Seychelles’ Supreme Court reopens under the theme “Without Fear or Favour”
‘Without Fear or Favor’ is the theme that the Seychelles’ Supreme Court re-opened under for 2019 on Thursday, a theme that will focus on decisions made by the constitution.
“For 2019 we are shifting our focus from the institutional and physical into how we make decisions. We are focusing this year on the fundamental tenet of constitutionalism – the requirement of a functioning democracy that Judges and Magistrates make decisions ‘Without Fear or Favor,” said the chief justice Mathilda Twomey.
Twomey added that the theme applies not only to the judges and lawyers, but also to other judiciary staff. The chief justice asked all staff “to challenge themselves, ensuring that all litigants and lawyers get the same level treatment and job is done with all diligence and to the best of abilities.”

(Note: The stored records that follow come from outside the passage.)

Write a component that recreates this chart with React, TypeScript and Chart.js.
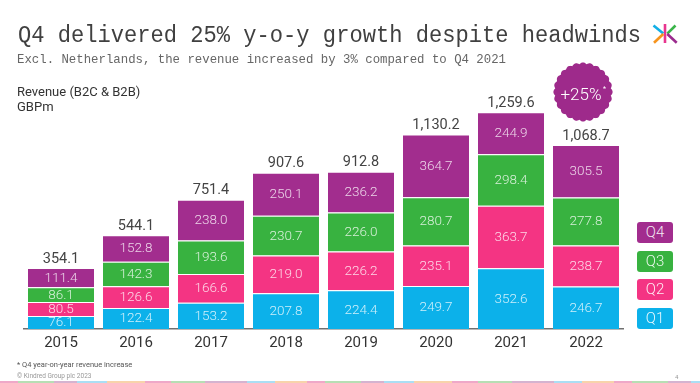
import React, { useEffect, useLayoutEffect, useRef } from 'react';
import { Chart, registerables } from 'chart.js';

Chart.register(...registerables);

// ---------- data ----------
const YEARS = ['2015', '2016', '2017', '2018', '2019', '2020', '2021', '2022'];
const Q1 = [76.1, 122.4, 153.2, 207.8, 224.4, 249.7, 352.6, 246.7];
const Q2 = [80.5, 126.6, 166.6, 219.0, 226.2, 235.1, 363.7, 238.7];
const Q3 = [86.1, 142.3, 193.6, 230.7, 226.0, 280.7, 298.4, 277.8];
const Q4 = [111.4, 152.8, 238.0, 250.1, 236.2, 364.7, 244.9, 305.5];
const TOTALS = [354.1, 544.1, 751.4, 907.6, 912.8, 1130.2, 1259.6, 1068.7];
const SERIES_NAMES = ['Q1', 'Q2', 'Q3', 'Q4'];
const SERIES_VALUES = [Q1, Q2, Q3, Q4];
const SERIES_COLORS = ['#0cb1ea', '#f43483', '#38b240', '#a22d8e'];
const Y_MAX = 1400;

const TITLE = 'Q4 delivered 25% y-o-y growth despite headwinds';
const SUBTITLE = 'Excl. Netherlands, the revenue increased by 3% compared to Q4 2021';
const AXIS_TITLE_1 = 'Revenue (B2C & B2B)';
const AXIS_TITLE_2 = 'GBPm';
const BADGE_TEXT = '+25%';
const FOOTNOTE = '* Q4 year-on-year revenue increase';
const COPYRIGHT = '\u00A9 Kindred Group plc 2023';
const PAGE_NO = '4';

const STRIP_COLORS = ['#e98bb5', '#9fd39b', '#c79ac0', '#8fd3f0', '#f6c48f'];

const fmtTotal = (n: number) =>
  n.toLocaleString('en-US', { minimumFractionDigits: 1, maximumFractionDigits: 1 });

const valueLabelPlugin = {
  id: 'valueLabels',
  afterDatasetsDraw(chart: any) {
    const { ctx } = chart;
    ctx.save();
    ctx.textAlign = 'center';
    ctx.textBaseline = 'middle';
    ctx.font = '300 13.5px Roboto';
    ctx.fillStyle = 'rgba(255,255,255,0.8)';
    chart.data.datasets.forEach((ds: any, di: number) => {
      const meta = chart.getDatasetMeta(di);
      meta.data.forEach((el: any, i: number) => {
        ctx.fillText(Number(ds.data[i]).toFixed(1), el.x, (el.y + el.base) / 2 + 0.5);
      });
    });
    const topMeta = chart.getDatasetMeta(chart.data.datasets.length - 1);
    ctx.font = '400 14.5px Roboto';
    ctx.fillStyle = '#444444';
    ctx.textBaseline = 'alphabetic';
    topMeta.data.forEach((el: any, i: number) => {
      ctx.fillText(fmtTotal(TOTALS[i]), el.x, el.y - 5.5);
    });
    ctx.restore();
  },
};

function FitText(props: { text: string; left: number; top: number; width: number; style: any }) {
  const ref = useRef<HTMLSpanElement>(null);
  useLayoutEffect(() => {
    const el = ref.current;
    if (!el) return;
    el.style.transform = 'none';
    const w = el.getBoundingClientRect().width;
    if (w > 0) el.style.transform = `scaleX(${props.width / w})`;
  }, [props.text, props.width]);
  return (
    <span
      ref={ref}
      style={{
        position: 'absolute',
        left: props.left,
        top: props.top,
        whiteSpace: 'nowrap',
        display: 'inline-block',
        transformOrigin: 'left top',
        lineHeight: 1,
        ...props.style,
      }}
    >
      {props.text}
    </span>
  );
}

function scallopPath(cx: number, cy: number, r0: number, amp: number, n: number) {
  const pts: string[] = [];
  const steps = 480;
  for (let k = 0; k <= steps; k++) {
    const t = (k / steps) * Math.PI * 2;
    const r = r0 + amp * Math.abs(Math.cos(n * t));
    pts.push(`${(cx + r * Math.cos(t)).toFixed(2)},${(cy + r * Math.sin(t)).toFixed(2)}`);
  }
  return 'M' + pts.join('L') + 'Z';
}

export default function App() {
  const canvasRef = useRef<HTMLCanvasElement>(null);

  useEffect(() => {
    const canvas = canvasRef.current;
    if (!canvas) return;
    Chart.defaults.font.family = 'Roboto';
    const chart = new Chart(canvas, {
      type: 'bar',
      data: {
        labels: YEARS,
        datasets: SERIES_NAMES.map((name, i) => ({
          label: name,
          data: SERIES_VALUES[i],
          backgroundColor: SERIES_COLORS[i],
          borderColor: '#ffffff',
          borderWidth: { top: 1, left: 0, right: 0, bottom: 0 },
          borderSkipped: false,
          barPercentage: 0.88,
          categoryPercentage: 1,
        })),
      },
      options: {
        responsive: false,
        devicePixelRatio: 1,
        animation: false,
        layout: { padding: { left: 23.5, right: 76.5, top: 88, bottom: 24 } },
        plugins: {
          legend: { display: false },
          tooltip: { enabled: false },
          title: { display: false },
        },
        scales: {
          x: {
            stacked: true,
            grid: { display: false, drawTicks: false },
            border: { display: true, color: '#707070', width: 1.5 },
            ticks: { color: '#333333', font: { size: 15, family: 'Roboto' }, padding: 5 },
            afterFit: (scale: any) => {
              scale.height = 30;
            },
          },
          y: {
            stacked: true,
            display: false,
            min: 0,
            max: Y_MAX,
          },
        },
      },
      plugins: [valueLabelPlugin],
    } as any);
    return () => chart.destroy();
  }, []);

  const legendItems = SERIES_NAMES.map((n, i) => ({ name: n, color: SERIES_COLORS[i] })).reverse();

  const strip: any[] = [];
  let x = 0;
  let ci = 0;
  const widths = [10, 28, 15, 22, 30, 18, 26, 34, 20, 24];
  while (x < 700) {
    const w = widths[ci % widths.length] + 8;
    strip.push(
      <div
        key={ci}
        style={{
          position: 'absolute',
          left: x,
          top: 381,
          width: w,
          height: 2,
          background: STRIP_COLORS[ci % STRIP_COLORS.length],
          opacity: 0.75,
        }}
      />
    );
    x += w;
    ci++;
  }

  return (
    <div
      style={{
        position: 'fixed',
        left: 0,
        top: 0,
        width: 700,
        height: 383,
        background: '#ffffff',
        overflow: 'hidden',
        fontFamily: 'Roboto, sans-serif',
      }}
    >
      <canvas
        ref={canvasRef}
        width={700}
        height={383}
        style={{ position: 'absolute', left: 0, top: 0, width: 700, height: 383 }}
      />
      <FitText
        text={TITLE}
        left={18}
        top={24.2}
        width={623}
        style={{ fontFamily: '"Liberation Mono", monospace', fontSize: 23.5, color: '#404040' }}
      />
      <FitText
        text={SUBTITLE}
        left={17}
        top={53}
        width={489}
        style={{ fontFamily: '"Liberation Mono", monospace', fontSize: 13.2, color: '#666666' }}
      />
      <div style={{ position: 'absolute', left: 17, top: 85, fontSize: 13, lineHeight: 1, color: '#333', whiteSpace: 'nowrap' }}>
        {AXIS_TITLE_1}
      </div>
      <div style={{ position: 'absolute', left: 17, top: 99.5, fontSize: 13, lineHeight: 1, color: '#333', whiteSpace: 'nowrap' }}>
        {AXIS_TITLE_2}
      </div>

      {/* logo */}
      <svg style={{ position: 'absolute', left: 648, top: 20 }} width={34} height={28} viewBox="648 20 34 28">
        <line x1={665} y1={24} x2={665} y2={43} stroke="#e8368f" strokeWidth={2.6} />
        <line x1={653.5} y1={25.5} x2={663.3} y2={33.6} stroke="#12afe6" strokeWidth={2.6} />
        <line x1={663.3} y1={34} x2={654} y2={42.7} stroke="#f7941d" strokeWidth={2.6} />
        <line x1={675.5} y1={25.5} x2={667.3} y2={33.6} stroke="#3ab54a" strokeWidth={2.6} />
        <line x1={667.3} y1={34} x2={676.7} y2={42.7} stroke="#9b2b8e" strokeWidth={2.6} />
      </svg>

      {/* badge */}
      <svg style={{ position: 'absolute', left: 548, top: 57 }} width={70} height={70} viewBox="548 57 70 70">
        <path d={scallopPath(583, 92, 28, 1.6, 12)} fill="#9e2a8b" />
        <text x={581} y={99.5} textAnchor="middle" fill="#ffffff" style={{ fontFamily: 'Roboto', fontWeight: 300, fontSize: 17 }}>
          {BADGE_TEXT}
        </text>
        <text x={604.5} y={91} textAnchor="middle" fill="#ffffff" style={{ fontFamily: 'Roboto', fontSize: 7 }}>
          *
        </text>
      </svg>

      {/* legend */}
      {legendItems.map((it, i) => (
        <div
          key={it.name}
          style={{
            position: 'absolute',
            left: 637,
            top: 222 + i * 28.5,
            width: 36,
            height: 21,
            background: it.color,
            borderRadius: 3,
            color: 'rgba(255,255,255,0.9)',
            fontSize: 15,
            fontWeight: 300,
            lineHeight: '21px',
            textAlign: 'center',
          }}
        >
          {it.name}
        </div>
      ))}

      <div style={{ position: 'absolute', left: 17, top: 360.5, fontSize: 7.5, lineHeight: 1, color: '#555', whiteSpace: 'nowrap' }}>
        {FOOTNOTE}
      </div>
      <div style={{ position: 'absolute', left: 17, top: 372.5, fontSize: 6.5, lineHeight: 1, color: '#999', whiteSpace: 'nowrap' }}>
        {COPYRIGHT}
      </div>
      <div style={{ position: 'absolute', left: 675, top: 374, fontSize: 6, lineHeight: 1, color: '#999' }}>{PAGE_NO}</div>
      {strip}
    </div>
  );
}
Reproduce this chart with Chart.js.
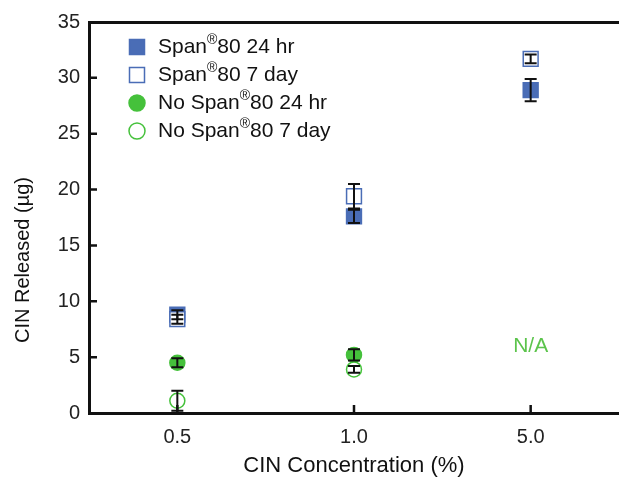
<!DOCTYPE html>
<html>
<head>
<meta charset="utf-8">
<script src="https://cdn.jsdelivr.net/npm/chart.js@4.4.1/dist/chart.umd.min.js"></script>
<style>
  html, body { margin: 0; padding: 0; background: #fff; overflow: hidden; }
  canvas { display: block; }
</style>
</head>
<body>
<canvas id="chart" width="619" height="479"></canvas>
<script>
// categories on the x axis (CIN concentration, %)
const categories = ["0.5", "1.0", "5.0"];

// CIN released (ug), mean and error
const span24 = [8.8, 17.6, 28.9];
const span24Err = [0.4, 0.6, 1.0];
const span7 = [8.4, 19.4, 31.7];
const span7Err = [0.4, 1.1, 0.4];
const noSpan24 = [4.5, 5.2, null];
const noSpan24Err = [0.4, 0.5, null];
const noSpan7 = [1.1, 3.9, null];
const noSpan7Err = [0.9, 0.3, null];

const seriesLabels = ["Span®80 24 hr", "Span®80 7 day", "No Span®80 24 hr", "No Span®80 7 day"];
const yTicks = [0, 5, 10, 15, 20, 25, 30, 35];

const BLUE = "#4a6db6";
const GREEN = "#45c13b";
const FONT = "'Liberation Sans', Arial, sans-serif";

// skip missing values (5.0 % has no "No Span" data)
function toPoints(values, errs) {
  const pts = [];
  values.forEach((v, i) => {
    if (v !== null) pts.push({ x: i, y: v, err: errs[i] });
  });
  return pts;
}

function makeSet(label, values, errs, style, filled, color, order) {
  return {
    label: label,
    data: toPoints(values, errs),
    pointStyle: style,
    pointRadius: style === "rect" ? 10.5 : 7.5,
    pointHoverRadius: style === "rect" ? 10.5 : 7.5,
    backgroundColor: filled ? color : "#ffffff",
    borderColor: color,
    borderWidth: 1.5,
    showLine: false,
    order: order,
  };
}

// vertical error bars with caps, drawn over the markers
const errorBars = {
  id: "errorBars",
  afterDatasetsDraw(chart) {
    const ctx = chart.ctx;
    const x = chart.scales.x;
    const y = chart.scales.y;
    ctx.save();
    ctx.strokeStyle = "#111";
    ctx.lineWidth = 2;
    chart.data.datasets.forEach((ds) => {
      ds.data.forEach((p) => {
        const px = x.getPixelForValue(p.x);
        const top = y.getPixelForValue(p.y + p.err);
        const bot = y.getPixelForValue(p.y - p.err);
        ctx.beginPath();
        ctx.moveTo(px, top);
        ctx.lineTo(px, bot);
        ctx.moveTo(px - 6, top);
        ctx.lineTo(px + 6, top);
        ctx.moveTo(px - 6, bot);
        ctx.lineTo(px + 6, bot);
        ctx.stroke();
      });
    });
    ctx.restore();
  },
};

// inward tick marks, legend with superscript, N/A note, y title
const decorations = {
  id: "decorations",
  afterDraw(chart) {
    const ctx = chart.ctx;
    const area = chart.chartArea;
    const x = chart.scales.x;
    const y = chart.scales.y;
    ctx.save();

    // tick marks pointing into the plot
    ctx.strokeStyle = "#111";
    ctx.lineWidth = 2.5;
    ctx.beginPath();
    yTicks.forEach((t) => {
      if (t === 0 || t === 35) return;
      const py = y.getPixelForValue(t);
      ctx.moveTo(area.left, py);
      ctx.lineTo(area.left + 8, py);
    });
    categories.forEach((c, i) => {
      const px = x.getPixelForValue(i);
      ctx.moveTo(px, area.bottom);
      ctx.lineTo(px, area.bottom - 8);
    });
    ctx.stroke();

    // legend
    const mx = area.left + 48;
    const tx = area.left + 69;
    chart.data.datasets.forEach((ds, i) => {
      const ry = area.top + 25 + i * 28;
      ctx.lineWidth = 1.5;
      ctx.fillStyle = ds.backgroundColor;
      ctx.strokeStyle = ds.borderColor;
      ctx.beginPath();
      if (ds.pointStyle === "rect") {
        ctx.rect(mx - 7.5, ry - 7.5, 15, 15);
      } else {
        ctx.arc(mx, ry, 8, 0, Math.PI * 2);
      }
      ctx.fill();
      ctx.stroke();

      const parts = ds.label.split("®");
      ctx.fillStyle = "#111";
      ctx.textBaseline = "middle";
      ctx.textAlign = "left";
      ctx.font = "21px " + FONT;
      let cx = tx;
      ctx.fillText(parts[0], cx, ry);
      cx += ctx.measureText(parts[0]).width;
      ctx.font = "14px " + FONT;
      ctx.fillText("®", cx, ry - 7);
      cx += ctx.measureText("®").width;
      ctx.font = "21px " + FONT;
      ctx.fillText(parts[1], cx, ry);
    });

    // no data for the 5.0 % without Span 80
    ctx.fillStyle = "#5cc44c";
    ctx.font = "21px " + FONT;
    ctx.textAlign = "center";
    ctx.textBaseline = "middle";
    ctx.fillText("N/A", x.getPixelForValue(2), y.getPixelForValue(6));

    // y axis title
    ctx.fillStyle = "#111";
    ctx.font = "20px " + FONT;
    ctx.translate(23, 260);
    ctx.rotate(-Math.PI / 2);
    ctx.fillText("CIN Released (\u00b5g)", 0, 0);
    ctx.restore();
  },
};

new Chart(document.getElementById("chart"), {
  type: "scatter",
  data: {
    datasets: [
      makeSet(seriesLabels[0], span24, span24Err, "rect", true, BLUE, 2),
      makeSet(seriesLabels[1], span7, span7Err, "rect", false, BLUE, 1),
      makeSet(seriesLabels[2], noSpan24, noSpan24Err, "circle", true, GREEN, 2),
      makeSet(seriesLabels[3], noSpan7, noSpan7Err, "circle", false, GREEN, 1),
    ],
  },
  options: {
    responsive: false,
    devicePixelRatio: 1,
    animation: false,
    layout: { padding: 0, autoPadding: false },
    plugins: {
      legend: { display: false },
      tooltip: { enabled: false },
    },
    scales: {
      x: {
        type: "linear",
        position: "bottom",
        min: -0.5,
        max: 2.5,
        afterBuildTicks: (s) => {
          s.ticks = categories.map((c, i) => ({ value: i }));
        },
        afterFit: (s) => {
          s.height = 66;
        },
        ticks: {
          callback: (v) => categories[v],
          color: "#222",
          font: { family: FONT, size: 20 },
          padding: 12,
          maxRotation: 0,
        },
        grid: { drawOnChartArea: false, drawTicks: false },
        border: { color: "#111", width: 3 },
        title: {
          display: true,
          text: "CIN Concentration (%)",
          color: "#111",
          font: { family: FONT, size: 22 },
          padding: { top: 0, bottom: 0 },
        },
      },
      xTop: {
        type: "linear",
        position: "top",
        min: -0.5,
        max: 2.5,
        afterFit: (s) => {
          s.height = 22;
        },
        ticks: { display: false },
        grid: { drawOnChartArea: false, drawTicks: false },
        border: { color: "#111", width: 3 },
      },
      y: {
        min: 0,
        max: 35,
        afterBuildTicks: (s) => {
          s.ticks = yTicks.map((v) => ({ value: v }));
        },
        afterFit: (s) => {
          s.width = 89;
        },
        ticks: {
          color: "#222",
          font: { family: FONT, size: 20 },
          padding: 9,
        },
        grid: { drawOnChartArea: false, drawTicks: false },
        border: { color: "#111", width: 3 },
      },
    },
  },
  plugins: [errorBars, decorations],
});
</script>
</body>
</html>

As it is customary, the re-opening of the court started with the traditional religious service which was held at the Cathedral of Immaculate Conception. It was Bishop Denis Wiehe who lead the interfaith service, which was followed by a procession through the island nation’s capital led by the chief justice.
As it is customary, the re-opening of the court started with the traditional religious service which was held at the Cathedral of Immaculate Conception followed by a procession through the island nation’s capital led by the chief justice. (Thomas Meriton) Photo License: CC-BY
The procession ended with a motorcade to the Palais de Justice at Ile du Port, a man-made island on the outskirts of Victoria, the capital of Seychelles, an archipelago in the western Indian Ocean.
Reflecting on the past year, Twomey said that in the courtroom, there has been a reduction in the number of filed cases which allowed her and her team to further reduce the backlogged cases, in line with their strategic plan.
“Of the 3,705 cases which were completed across our courts in 2018, an amount that does not include the Family and Employment Tribunals, 258 were backlogged cases,” said Twomey.
A case is considered backlogged if it “was filed during a year three or more years prior to the current year.” In other words, cases filed in 2016 or earlier constitute our ‘backlog’ in 2019.
“As of January 2019, we only have 282 backlogged cases on the cause list, which is significantly down from 409 backlogged cases pending in January 2018,” added Twomey.
The Chief Justice added that “for a court to be deemed “healthy”, the goal is to reach a plateau where our backlog is a nominal percentage of the total cases, and our number of completed cases is largely on par with the number of cases filed.”
“We are excelling in both of the fields, performing better with each year. This is largely due to the hard work being put in by each of our judges and magistrates,” said Twomey.
For 2019 the Seychelles’ Supreme Court will be shifting their focus from the institutional and physical into how they make decisions (Thomas Meriton) Photo License: CC-BY
It was outlined that in 2018 there was significantly less movement of judges and magistrates than in the previous years. During the same year, the first stone for the new magistrates’ court was laid, the construction of which is expected to be completed by next year. Staff have also benefitted with numerous trainings, both locally and internationally.
The new year gives the high court a new start after controversies seen in 2018. In October last year a tribunal set up to investigate complaints of misbehaviour by the Chief Justice concluded that the evidence does not support the allegations.
The Tribunal had four charges to look in to, including that the Chief Justice abused the authority of her office, destruction of evidence in a case heard by Justice Durai Karunakaran, publication of a report recommending the removal of the Supreme Court judge to the President, and the Chief Justice communications with the Constitutional Appointments Authority, (CAA) in connection with Karunakaran’s fitness for office.
Justice Karunakaran had also filed a case against the former CAA, saying that he did not get a chance to be heard after he was suspended on October 10, 2016. The case was dismissed in June by the Supreme Court on the grounds that the CAA had no legal obligations to allow Karunakaran to be heard.